You’ll find out about why this museum located there and go through some of the Museum’s most celebrated objects like the real moon rock, rare replicas of first man-made satellites, Sputnik and Explorer, and the Gargoyle, an early guided missile. Then you’ll get to know how mankind has adapted to the extreme environmental challenges of space travel. Of course you’ll learn about rocket history and the story of remarkable technology of the satellite, too. Last but certainly not least, you’ll discover about space science in New Mexico and who’s who in the International Space Hall of Fame.
When we were there, we went to watch a movie at their IMAX Theater as well. It was in a separate building in their Educational Center. Oh, how I envied the kids whose doing their summer space camp there. They had superb program. If only there’s one like that around Dallas-Ft. Worth area.

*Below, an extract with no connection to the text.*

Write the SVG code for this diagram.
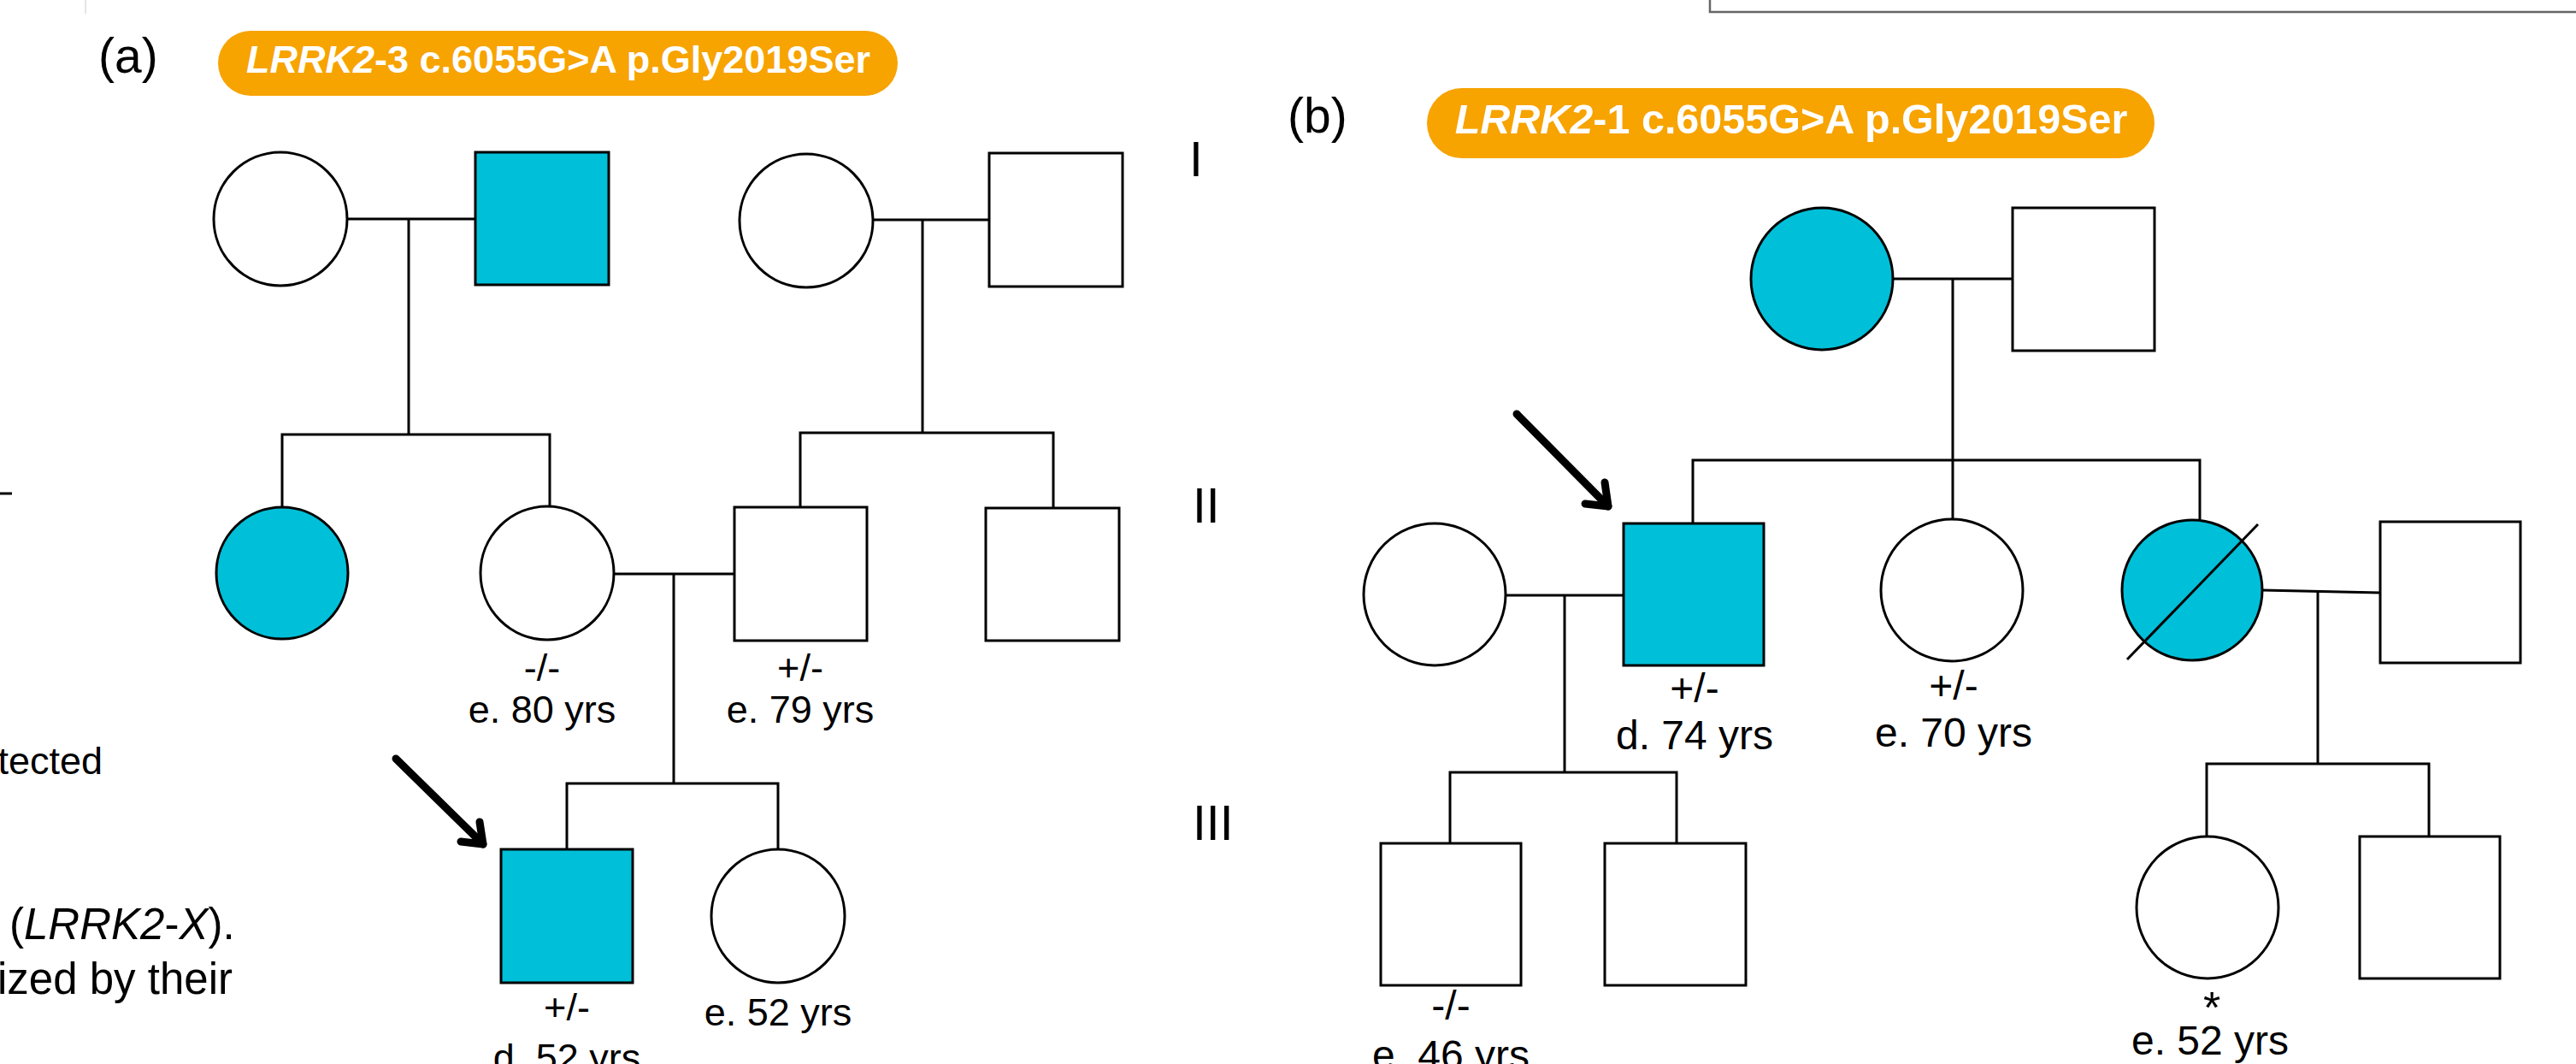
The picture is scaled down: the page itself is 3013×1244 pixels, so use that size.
<svg xmlns="http://www.w3.org/2000/svg" width="3013" height="1244" viewBox="0 0 3013 1244">
<style>
.s{fill:#fff;stroke:#000;stroke-width:3}
.a{fill:#00BFD8;stroke:#000;stroke-width:3}
.ln{fill:none;stroke:#000;stroke-width:3}
.arw{fill:none;stroke:#000;stroke-width:9;stroke-linecap:round;stroke-linejoin:round}
.t{font-family:"Liberation Sans",Arial,sans-serif;fill:#000}
.la{font-size:45px;text-anchor:middle}
.lb{font-size:48px;text-anchor:middle}
.gen{font-size:57px}
.pill{fill:#F7A300}
.pt{font-family:"Liberation Sans",Arial,sans-serif;font-weight:bold;fill:#fff;text-anchor:middle}
</style>
<rect x="0" y="0" width="3013" height="1244" fill="#fff"/>

<!-- page fragments -->
<g id="fragments">
<line x1="100" y1="0" x2="100" y2="16" stroke="#ddd" stroke-width="1.5"/>
<polyline points="2000,0 2000,14 3013,14" fill="none" stroke="#666" stroke-width="2.5"/>
<line x1="0" y1="577" x2="14" y2="577" stroke="#000" stroke-width="3"/>
<text class="t" x="120" y="905" font-size="45" text-anchor="end">tected</text>
<text class="t" x="11" y="1098" font-size="51">(<tspan font-style="italic">LRRK2</tspan>-<tspan font-style="italic">X</tspan>).</text>
<text class="t" x="-3" y="1162" font-size="51">ized by their</text>
</g>

<!-- panel titles -->
<g id="title-a">
<text class="t" x="115" y="85" font-size="57">(a)</text>
<rect class="pill" x="255" y="36" width="795" height="76" rx="38"/>
<text class="pt" x="653" y="85" font-size="45"><tspan font-style="italic">LRRK2</tspan>-3 c.6055G&gt;A p.Gly2019Ser</text>
</g>
<g id="title-b">
<text class="t" x="1506" y="155" font-size="57">(b)</text>
<rect class="pill" x="1669" y="103" width="851" height="82" rx="41"/>
<text class="pt" x="2095" y="156" font-size="48.5"><tspan font-style="italic">LRRK2</tspan>-1 c.6055G&gt;A p.Gly2019Ser</text>
</g>

<g id="generations">
<text class="t gen" x="1391" y="206">I</text>
<text class="t gen" x="1395" y="611">II</text>
<text class="t gen" x="1395" y="982">III</text>
</g>

<!-- connectors -->
<g id="connectors">
<!-- panel a -->
<line class="ln" x1="406" y1="256" x2="556" y2="256"/>
<line class="ln" x1="478" y1="256" x2="478" y2="508"/>
<polyline class="ln" points="330,592 330,508 643,508 643,592"/>
<line class="ln" x1="1021" y1="257" x2="1157" y2="257"/>
<line class="ln" x1="1079" y1="257" x2="1079" y2="506"/>
<polyline class="ln" points="936,593 936,506 1232,506 1232,594"/>
<line class="ln" x1="718" y1="671" x2="859" y2="671"/>
<line class="ln" x1="788" y1="671" x2="788" y2="916"/>
<polyline class="ln" points="663,993 663,916 910,916 910,993"/>
<!-- panel b -->
<line class="ln" x1="2213" y1="326" x2="2354" y2="326"/>
<line class="ln" x1="2284" y1="326" x2="2284" y2="607"/>
<polyline class="ln" points="1980,612 1980,538 2573,538 2573,607"/>
<line class="ln" x1="1761" y1="696" x2="1899" y2="696"/>
<line class="ln" x1="1830" y1="696" x2="1830" y2="903"/>
<polyline class="ln" points="1696,986 1696,903 1961,903 1961,986"/>
<line class="ln" x1="2646" y1="690" x2="2784" y2="693"/>
<line class="ln" x1="2711" y1="691" x2="2711" y2="893"/>
<polyline class="ln" points="2581,978 2581,893 2841,893 2841,978"/>
<!-- proband arrows -->
<line class="arw" x1="463" y1="887" x2="565" y2="987"/>
<polyline class="arw" points="561,961 565,987 539,984"/>
<line class="arw" x1="1774" y1="484" x2="1881" y2="592"/>
<polyline class="arw" points="1877,564 1881,592 1854,589"/>
</g>

<!-- panel a nodes -->
<g id="a-I-1"><circle class="s" cx="328" cy="256" r="78"/></g>
<g id="a-I-2"><rect class="a" x="556" y="178" width="156" height="155"/></g>
<g id="a-I-3"><circle class="s" cx="943" cy="258" r="78"/></g>
<g id="a-I-4"><rect class="s" x="1157" y="179" width="156" height="156"/></g>
<g id="a-II-1"><circle class="a" cx="330" cy="670" r="77"/></g>
<g id="a-II-2"><circle class="s" cx="640" cy="670" r="78"/>
<text class="t la" x="634" y="796">-/-</text><text class="t la" x="634" y="845">e. 80 yrs</text></g>
<g id="a-II-3"><rect class="s" x="859" y="593" width="155" height="156"/>
<text class="t la" x="936" y="796">+/-</text><text class="t la" x="936" y="845">e. 79 yrs</text></g>
<g id="a-II-4"><rect class="s" x="1153" y="594" width="156" height="155"/></g>
<g id="a-III-1"><rect class="a" x="586" y="993" width="154" height="156"/>
<text class="t la" x="663" y="1193">+/-</text><text class="t la" x="663" y="1252">d. 52 yrs</text></g>
<g id="a-III-2"><circle class="s" cx="910" cy="1071" r="78"/>
<text class="t la" x="910" y="1199">e. 52 yrs</text></g>

<!-- panel b nodes -->
<g id="b-I-1"><circle class="a" cx="2131" cy="326" r="83"/></g>
<g id="b-I-2"><rect class="s" x="2354" y="243" width="166" height="167"/></g>
<g id="b-II-1"><circle class="s" cx="1678" cy="695" r="83"/></g>
<g id="b-II-2"><rect class="a" x="1899" y="612" width="164" height="166"/>
<text class="t lb" x="1982" y="821">+/-</text><text class="t lb" x="1982" y="876">d. 74 yrs</text></g>
<g id="b-II-3"><circle class="s" cx="2283" cy="690" r="83"/>
<text class="t lb" x="2285" y="818">+/-</text><text class="t lb" x="2285" y="873">e. 70 yrs</text></g>
<g id="b-II-4"><circle class="a" cx="2564" cy="690" r="82"/>
<line class="ln" x1="2488" y1="771" x2="2641" y2="613"/></g>
<g id="b-II-5"><rect class="s" x="2784" y="610" width="164" height="165"/></g>
<g id="b-III-1"><rect class="s" x="1615" y="986" width="164" height="166"/>
<text class="t lb" x="1697" y="1192">-/-</text><text class="t lb" x="1697" y="1250">e. 46 yrs</text></g>
<g id="b-III-2"><rect class="s" x="1877" y="986" width="165" height="166"/></g>
<g id="b-III-3"><circle class="s" cx="2582" cy="1061" r="83"/>
<text class="t" x="2587" y="1196" font-size="52" text-anchor="middle">*</text><text class="t lb" x="2585" y="1233">e. 52 yrs</text></g>
<g id="b-III-4"><rect class="s" x="2760" y="978" width="164" height="166"/></g>
</svg>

After spending 2.5 hours there, I understood why this museum is featured in Lonely Planet’s newest travel book 50 Museums to Blow Your Mind. It’s not only full with space history, but the artifacts they have… it’s hard to believe you will find it in a city with population a little over 30,000. I can only say one thing: go there when you are in the city!
– Open from 10 a.m. -5 p.m. every Mon, Wed, Thurs, Fri, and Sat. Noon to 5pm every Sun. Closed every Tue and on Christmas and Thanksgiving.
– Admission: Adult $7.00, Children (4-12) $5.00.
– As of July 1, 2016, New Horizons Dome Theater and Planetarium, formerly Tombaugh Theater, opened to the public. It’s the world’s first theater featuring Spitz SciDome 4k Laser FullDome planetarium system.